Looks like the long crusade to bring red-light cameras to Indiana might be on the verge of succeeding. A bill to authorize the cameras passed the Senate and now moves to the House. A survey by the AAA Hoosier Motor Club found that 94 percent of the respondents support the cameras, and even the American Civil Liberties Union of Indiana says the practice is constitutional. Supporters (including many cities in Indiana, including Fort Wayne) say it's all about safety, not revenue, but consider:

The Lafayette Police Department tested a camera for one day last year and taped 135 violators. By comparison, from January 2007 to June 2008, police issued 368 tickets to drivers running stoplights in Lafayette.

That's more than a third as many tickets as from a year and a half issued in just one day. Even in normal times, such revenue potential would be seductive, and it's hard to believe so many cities have a sudden extra passion for safety just when we're in the middle of a recession.

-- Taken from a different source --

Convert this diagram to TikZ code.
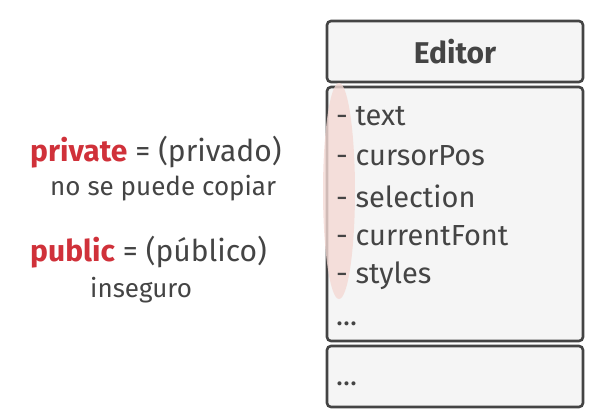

If this passes, journalists and citizen activists should at least start paying attention to yellow caution lights at the affected intersections. Studies have shown that increasing the time of the yellow light improves safety and decreasing the time increases the number of crashes. And some cities have been accused of installing the cameras, then shortening the caution lights.

Comments

Michael B-P
Tue, 02/24/2009 - 11:21am

Why shouldn't stimulus-provided infrastructure improvement funds be directed toward roundabout construction to improve traffic flow, reduce accidents, and eliminate number of traffic lights and cameras altogether? Do we really want even more surveillance by enforcement authorities?

As to the the AAA survey: as insurance brokers, they would certainly have an incentive promote policies which might reduce claims. But if their own membership consitutued a majority of the respondents, then the results are subject to a different interpretation.